For detailed information please contact info@sanet.eu. The Sanet Group offers a similar service also in Vietnam, Indonesia and Myanmar (see www.sanet.eu)

For 200 million Thai Baht foreigners can trade and provide services on their own

It is legal to set up a trading company and to furnish such company with a capital base of 100 million Thai Baht (EUR 2.7 million). Then you are permitted to sell your products to wholesalers or (!) industrial end users. And for double the capital amount, you are even permitted to do both. However, land ownership, for example, to build your own warehouse is prohibited, even with this investment amount as well as the sale of services.

The ministerial exemption

You can also try to get a ministerial exemption from the prohibitions of the ‘Foreign Business Act. In most cases, however, this attempt fails quickly due to a lack of public interest in a permit.

Become a Thai company by ‘cross shareholding’

‘If foreigners are not permitted to trade, then I must somehow try to turn my trading company into a Thai company.’ This is the notion behind the concept of ‘cross shareholding’. In this case, you establish 2 wholly-owned foreign companies, usually a holding company and an operating company. Then both companies each buy 51% of the shares of the other company, as a result of which both companies are suddenly owned to 51% by a Thai company. In reality, they are of course both controlled by the foreign investor. While the Ministry of Commerce currently still turns a blind eye on these “grey area” business models, the Land Ministry already now refuses to recognize this structure as a Thai company. So you cannot acquire land ownership through such a construction. In any event, this form of cross-shareholding cannot be considered to be ‘sustainable’.

The interesting option of a ‘Trade and Investment Service Office’ (TISO)

In Thailand, the ‘Board of Investment (BOI)’ offers a legal way for marketing and sales activities through the recognition of a limited company as a TISO (‘Trade and Investment Support Office’). However, this option makes sense only for the producers of high-tech products requiring intensive consulting input.

A foreign-owned company, recognized as a TISO may sell to wholesalers (!) and support the parent company with direct imports. Furthermore, they may offer services in connection with their products and even acquire land ownership. But be careful: Goods stored may not be sold directly to the industry. For such transactions, you must always have a wholesaler as an intermediary.

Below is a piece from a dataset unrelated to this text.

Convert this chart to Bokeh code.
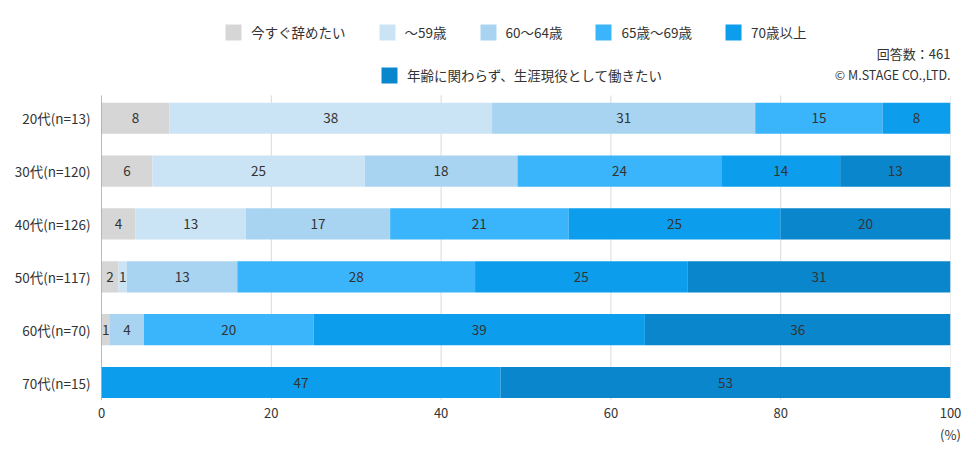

Sanet Trade & Services Co. Ltd. (STS) in Bangkok offers under the management of the German graduate engineer (Dipl.-Ing.) Sven Korf ‘regional key accounting’ on behalf of Western companies throughout the entire ASEAN region. Depending on the contractual arrangement, existing dealers are first screened or they look for new trading partners. In close cooperation with the parent plant, they then establish annual sales targets and monitor them continuously. The STS-team of Sven Korf advises traders also in technical aspects and monitors their local services. These services are offered primarily for project transactions, e.g. for the engineering of special machines. For more information about these services, please send an Email to info@sanet.eu or click on the Sanet website.

The contractual sales partners

The classic method of selling goods abroad is selling through one or more importers in the target country. But the disadvantages are known: The importer of course expects a good margin, which is often more important to the importer than the market share of his contracting partner in the country. At Sanet we see almost on a monthly basis companies being surprised by the low turnovers in the ASEAN countries and wondering at the same time how their importer was able to get rich on such turnovers. Monitoring contracting partners is of course difficult from a distance of 10,000 km. Moreover, the lack of marketability runs counter to the motto of ‘Export was yesterday, the future’s presence!’